Output the material word for word. Leave each picture out.

* * * * * * *

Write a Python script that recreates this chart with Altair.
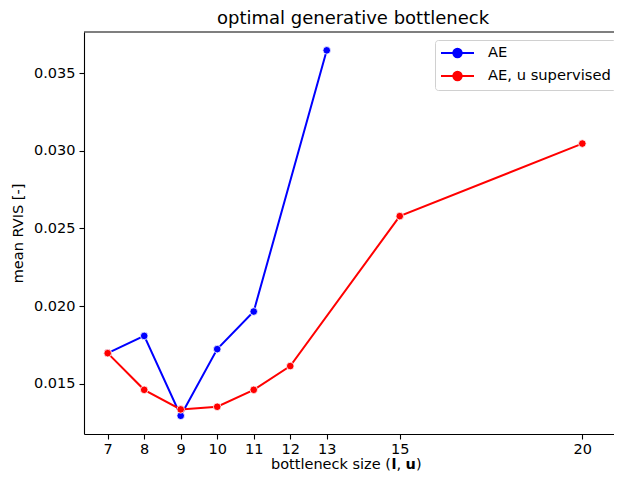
import altair as alt
import pandas as pd

# ---- data ----
ae_x = [7, 8, 9, 10, 11, 13]
ae_y = [0.01697, 0.01808, 0.01294, 0.01723, 0.01965, 0.03646]
sup_x = [7, 8, 9, 10, 11, 12, 15, 20]
sup_y = [0.01697, 0.01461, 0.01335, 0.01352, 0.01461, 0.01614, 0.02579, 0.03046]
series = ["AE", "AE, u supervised"]
colors = ["#0000ff", "#ff0000"]
x_ticks = [7, 8, 9, 10, 11, 12, 13, 15, 20]
y_ticks = [0.015, 0.020, 0.025, 0.030, 0.035]
xlabel_parts = ["bottleneck size (", "l", ", ", "u", ")"]
xlabel_bold = [False, True, False, True, False]

df = pd.concat([
    pd.DataFrame({"size": ae_x, "rvis": ae_y, "series": series[0]}),
    pd.DataFrame({"size": sup_x, "rvis": sup_y, "series": series[1]}),
], ignore_index=True)

W, H = 530, 402
FONT = "DejaVu Sans"
FS = 14.5

xscale = alt.Scale(domain=[6.351, 20.868], nice=False, zero=False)
yscale = alt.Scale(domain=[0.011767, 0.037641], nice=False, zero=False)
cscale = alt.Scale(domain=series, range=colors)

# legend glyph: a line with a filled dot (1 unit = 7 px)
legend_path = ("M-2.36,0L2.36,0"
               "M-0.6,0A0.6,0.6,0,1,1,0.6,0A0.6,0.6,0,1,1,-0.6,0"
               "M-0.4,0A0.4,0.4,0,1,1,0.4,0A0.4,0.4,0,1,1,-0.4,0"
               "M-0.2,0A0.2,0.2,0,1,1,0.2,0A0.2,0.2,0,1,1,-0.2,0")

x_enc = alt.X("size:Q", scale=xscale,
              axis=alt.Axis(values=x_ticks, title=None, format="d",
                            labelFlush=False, labelOverlap=False, labelPadding=3))
y_enc = alt.Y("rvis:Q", scale=yscale,
              axis=alt.Axis(values=y_ticks, title="mean RVIS [-]", format=".3f"))

layers = []
for i, s in enumerate(series):
    base = alt.Chart(df).transform_filter(alt.datum.series == s)
    leg = alt.Legend(title=None, orient="none", legendX=351, legendY=8,
                     symbolType=legend_path, symbolSize=196, symbolStrokeWidth=2,
                     symbolOffset=9.5, labelOffset=22.5,
                     labelFontSize=14.7, labelFont=FONT, labelColor="black",
                     padding=5, rowPadding=5, strokeColor="#d0d0d0", fillColor="white",
                     cornerRadius=3) if i == 0 else None
    line = base.mark_line(strokeWidth=2).encode(
        x=x_enc, y=y_enc,
        color=alt.Color("series:N", scale=cscale, legend=leg),
        order="size:Q",
    )
    pts = base.mark_point(filled=True, size=58, stroke="white", strokeWidth=0.8,
                          opacity=1, shape="circle").encode(
        x=x_enc, y=y_enc,
        fill=alt.Fill("series:N", scale=cscale, legend=None),
    )
    layers += [line, pts]

dummy = pd.DataFrame({"a": [0]})
top_spine = alt.Chart(dummy).mark_rule(color="black", strokeWidth=1.1).encode(
    x=alt.value(0), x2=alt.value(W), y=alt.value(0)
)
layers.append(top_spine)

# x-axis title with bold l and u
offsets = [187, 307.4, 312.4, 321.6, 331.9]
for txt, bold, xo in zip(xlabel_parts, xlabel_bold, offsets):
    layers.append(
        alt.Chart(dummy).mark_text(
            text=txt, font=FONT, fontSize=FS, fontWeight="bold" if bold else "normal",
            color="black", align="left", baseline="alphabetic",
        ).encode(x=alt.value(xo), y=alt.value(437))
    )

chart = alt.layer(*layers).properties(
    width=W, height=H,
    title=alt.TitleParams("optimal generative bottleneck", font=FONT, fontSize=18,
                          fontWeight="normal", color="black", offset=3.5, dx=4),
    autosize=alt.AutoSizeParams(type="none"),
    padding={"left": 76, "top": 24, "right": 0, "bottom": 37},
).configure_view(stroke=None).configure_axis(
    labelFont=FONT, labelFontSize=FS, labelColor="black",
    titleFont=FONT, titleFontSize=FS, titleFontWeight="normal", titleColor="black",
    domainColor="black", domainWidth=1.1, tickColor="black", tickWidth=1.1,
    tickSize=5, labelPadding=4, grid=False,
).configure_axisY(titlePadding=8)

chart.save("out.html", embed_options={"renderer": "svg", "actions": False})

* * * * * * *

Response =
Write a Python script that recreates this chart with Altair.
import altair as alt
import pandas as pd

# ---- data ----
ae_x = [7, 8, 9, 10, 11, 13]
ae_y = [0.01697, 0.01808, 0.01294, 0.01723, 0.01965, 0.03646]
sup_x = [7, 8, 9, 10, 11, 12, 15, 20]
sup_y = [0.01697, 0.01461, 0.01335, 0.01352, 0.01461, 0.01614, 0.02579, 0.03046]
series = ["AE", "AE, u supervised"]
colors = ["#0000ff", "#ff0000"]
x_ticks = [7, 8, 9, 10, 11, 12, 13, 15, 20]
y_ticks = [0.015, 0.020, 0.025, 0.030, 0.035]
xlabel_parts = ["bottleneck size (", "l", ", ", "u", ")"]
xlabel_bold = [False, True, False, True, False]

df = pd.concat([
    pd.DataFrame({"size": ae_x, "rvis": ae_y, "series": series[0]}),
    pd.DataFrame({"size": sup_x, "rvis": sup_y, "series": series[1]}),
], ignore_index=True)

W, H = 530, 402
FONT = "DejaVu Sans"
FS = 14.5

xscale = alt.Scale(domain=[6.351, 20.868], nice=False, zero=False)
yscale = alt.Scale(domain=[0.011767, 0.037641], nice=False, zero=False)
cscale = alt.Scale(domain=series, range=colors)

# legend glyph: a line with a filled dot (1 unit = 7 px)
legend_path = ("M-2.36,0L2.36,0"
               "M-0.6,0A0.6,0.6,0,1,1,0.6,0A0.6,0.6,0,1,1,-0.6,0"
               "M-0.4,0A0.4,0.4,0,1,1,0.4,0A0.4,0.4,0,1,1,-0.4,0"
               "M-0.2,0A0.2,0.2,0,1,1,0.2,0A0.2,0.2,0,1,1,-0.2,0")

x_enc = alt.X("size:Q", scale=xscale,
              axis=alt.Axis(values=x_ticks, title=None, format="d",
                            labelFlush=False, labelOverlap=False, labelPadding=3))
y_enc = alt.Y("rvis:Q", scale=yscale,
              axis=alt.Axis(values=y_ticks, title="mean RVIS [-]", format=".3f"))

layers = []
for i, s in enumerate(series):
    base = alt.Chart(df).transform_filter(alt.datum.series == s)
    leg = alt.Legend(title=None, orient="none", legendX=351, legendY=8,
                     symbolType=legend_path, symbolSize=196, symbolStrokeWidth=2,
                     symbolOffset=9.5, labelOffset=22.5,
                     labelFontSize=14.7, labelFont=FONT, labelColor="black",
                     padding=5, rowPadding=5, strokeColor="#d0d0d0", fillColor="white",
                     cornerRadius=3) if i == 0 else None
    line = base.mark_line(strokeWidth=2).encode(
        x=x_enc, y=y_enc,
        color=alt.Color("series:N", scale=cscale, legend=leg),
        order="size:Q",
    )
    pts = base.mark_point(filled=True, size=58, stroke="white", strokeWidth=0.8,
                          opacity=1, shape="circle").encode(
        x=x_enc, y=y_enc,
        fill=alt.Fill("series:N", scale=cscale, legend=None),
    )
    layers += [line, pts]

dummy = pd.DataFrame({"a": [0]})
top_spine = alt.Chart(dummy).mark_rule(color="black", strokeWidth=1.1).encode(
    x=alt.value(0), x2=alt.value(W), y=alt.value(0)
)
layers.append(top_spine)

# x-axis title with bold l and u
offsets = [187, 307.4, 312.4, 321.6, 331.9]
for txt, bold, xo in zip(xlabel_parts, xlabel_bold, offsets):
    layers.append(
        alt.Chart(dummy).mark_text(
            text=txt, font=FONT, fontSize=FS, fontWeight="bold" if bold else "normal",
            color="black", align="left", baseline="alphabetic",
        ).encode(x=alt.value(xo), y=alt.value(437))
    )

chart = alt.layer(*layers).properties(
    width=W, height=H,
    title=alt.TitleParams("optimal generative bottleneck", font=FONT, fontSize=18,
                          fontWeight="normal", color="black", offset=3.5, dx=4),
    autosize=alt.AutoSizeParams(type="none"),
    padding={"left": 76, "top": 24, "right": 0, "bottom": 37},
).configure_view(stroke=None).configure_axis(
    labelFont=FONT, labelFontSize=FS, labelColor="black",
    titleFont=FONT, titleFontSize=FS, titleFontWeight="normal", titleColor="black",
    domainColor="black", domainWidth=1.1, tickColor="black", tickWidth=1.1,
    tickSize=5, labelPadding=4, grid=False,
).configure_axisY(titlePadding=8)

chart.save("out.html", embed_options={"renderer": "svg", "actions": False})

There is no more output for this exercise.